> [TASK GOAL]
Copy the lines of the data below exactly, starting at the first and stopping after the line that contains "(0,0) rectangle (905,1140);"; include no pictures.

> [SUPPLIED MATERIAL]
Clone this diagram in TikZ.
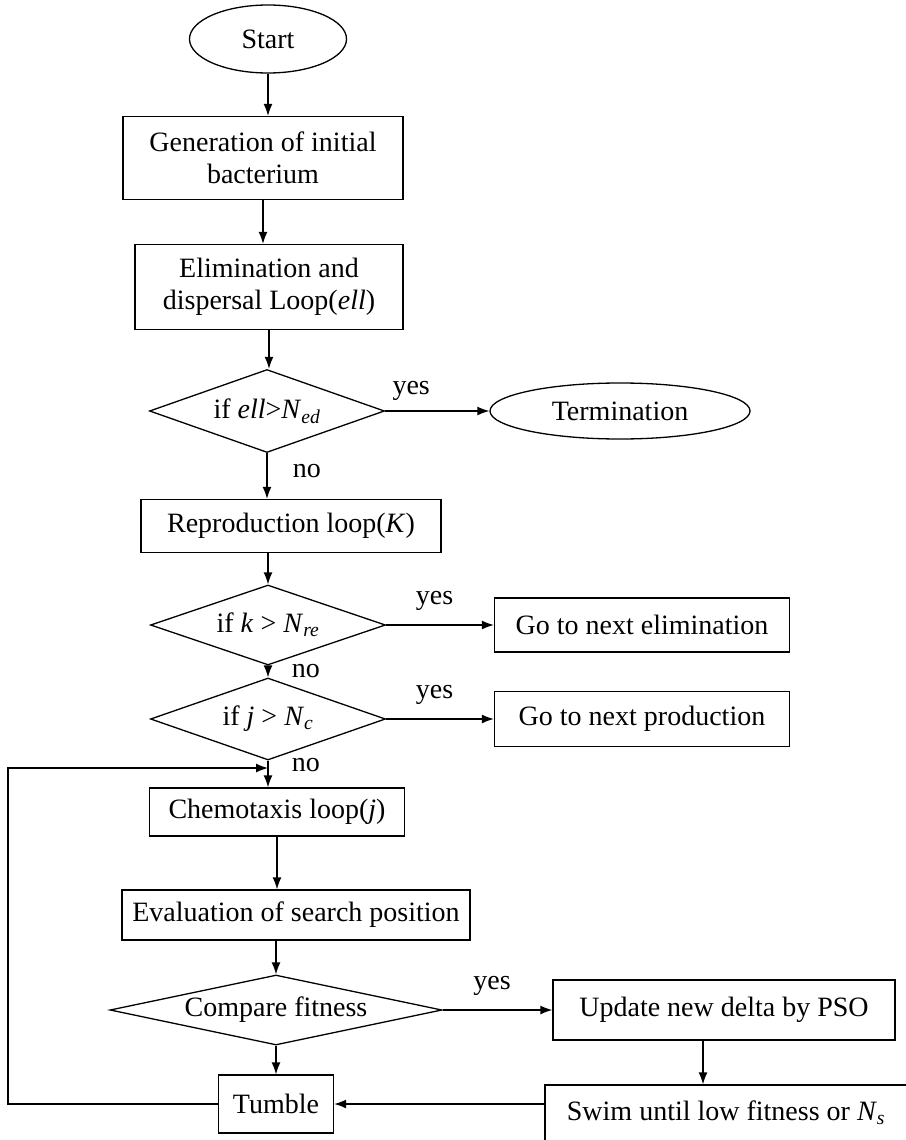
\documentclass[tikz,border=0pt]{standalone}
\usepackage{fontspec}
\setmainfont{Liberation Serif}
\usetikzlibrary{shapes.geometric,arrows.meta}

\begin{document}
\begin{tikzpicture}[x=1pt,y=-1pt,
	box/.style={draw,line width=1.3pt,rectangle,inner sep=0pt,align=center},
	oval/.style={draw,line width=1.3pt,ellipse,inner sep=0pt},
	test/.style={draw,line width=1.3pt,diamond,inner sep=0pt,label={center:#1}},
	flow/.style={->,line width=1.3pt}]
	\tikzset{>={Latex[length=12pt,width=9pt]}}
	\fontsize{28}{32}\selectfont
	\useasboundingbox (0,0) rectangle (905,1140);

	\node[oval,minimum width=157,minimum height=68] (start) at (268,39) {Start};
	\node[box,minimum width=280,minimum height=83] (gen) at (263,158) {Generation of initial\\bacterium};
	\node[box,minimum width=268,minimum height=85] (elim) at (269,287) {Elimination and\\dispersal Loop(\textit{ell})};
	\node[test={if \textit{ell}>\textit{N}\textsubscript{\textit{ed}}},minimum width=235,minimum height=83] (ifell) at (267,411) {};
	\node[oval,minimum width=260,minimum height=56] (term) at (620,411) {Termination};

	\node[box,minimum width=300,minimum height=53] (repro) at (291,526) {Reproduction loop(\textit{K})};
	\node[test={if \textit{k} > \textit{N}\textsubscript{\textit{re}}},minimum width=235,minimum height=80] (ifk) at (268,625) {};
	\node[box,minimum width=295,minimum height=54] (nextelim) at (642,625) {Go to next elimination};
	\node[test={if \textit{j} > \textit{N}\textsubscript{\textit{c}}},minimum width=235,minimum height=82] (ifj) at (268,719) {};
	\node[box,minimum width=295,minimum height=55] (nextprod) at (642,719) {Go to next production};

	\node[box,minimum width=255,minimum height=48] (chemo) at (277,812) {Chemotaxis loop(\textit{j})};
	\node[box,minimum width=348,minimum height=50] (eval) at (296,915) {Evaluation of search position};
	\node[test={Compare fitness},minimum width=332,minimum height=70] (comp) at (276,1010) {};
	\node[box,minimum width=342,minimum height=60] (update) at (724,1010) {Update new delta by PSO};
	\node[box,minimum width=115,minimum height=58] (tumble) at (276,1104) {Tumble};
	\node[box,minimum width=362,minimum height=56] (swim) at (726,1113) {Swim until low fitness or \textit{N}\textsubscript{\textit{s}}};

	\coordinate (join) at (268,768);
	\coordinate (back) at (8,1104);

	\draw[flow] (start.south) -- (start.south |- gen.north);
	\draw[flow] (gen.south) -- (gen.south |- elim.north);
	\draw[flow] (elim.south) -- (elim.south |- ifell.north);
	\draw[flow] (ifell.east) -- node[above,pos=0.25] {yes} (term.west);
	\draw[flow] (ifell.south) -- node[right,pos=0.4,xshift=16] {no} (ifell.south |- repro.north);
	\draw[flow] (repro.south -| ifk.north) -- (ifk.north);
	\draw[flow] (ifk.east) -- node[above,pos=0.45,yshift=4] {yes} (nextelim.west);
	\draw[flow] (ifk.south) -- node[right,xshift=14] {no} (ifj.north);
	\draw[flow] (ifj.east) -- node[above,pos=0.45,yshift=4] {yes} (nextprod.west);
	\draw[line width=1.3pt] (ifj.south) -- node[right,pos=0.6,xshift=14] {no} (join);
	\draw[flow] (join) -- (join |- chemo.north);
	\draw[flow] (chemo.south) -- (chemo.south |- eval.north);
	\draw[flow] (eval.south -| comp.north) -- (comp.north);
	\draw[flow] (comp.south) -- (tumble.north);
	\draw[flow] (comp.east) -- node[above,pos=0.45,yshift=4] {yes} (update.west);
	\draw[flow] ([xshift=-21]update.south) -- ([xshift=-21]update.south |- swim.north);
	\draw[flow] (swim.west |- tumble.east) -- (tumble.east);
	\draw[flow] (tumble.west) -- (back) -- (back |- join) -- (join);

\end{tikzpicture}
\end{document}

> [FINISHED ANSWER]
Clone this diagram in TikZ.
\documentclass[tikz,border=0pt]{standalone}
\usepackage{fontspec}
\setmainfont{Liberation Serif}
\usetikzlibrary{shapes.geometric,arrows.meta}

\begin{document}
\begin{tikzpicture}[x=1pt,y=-1pt,
	box/.style={draw,line width=1.3pt,rectangle,inner sep=0pt,align=center},
	oval/.style={draw,line width=1.3pt,ellipse,inner sep=0pt},
	test/.style={draw,line width=1.3pt,diamond,inner sep=0pt,label={center:#1}},
	flow/.style={->,line width=1.3pt}]
	\tikzset{>={Latex[length=12pt,width=9pt]}}
	\fontsize{28}{32}\selectfont
	\useasboundingbox (0,0) rectangle (905,1140);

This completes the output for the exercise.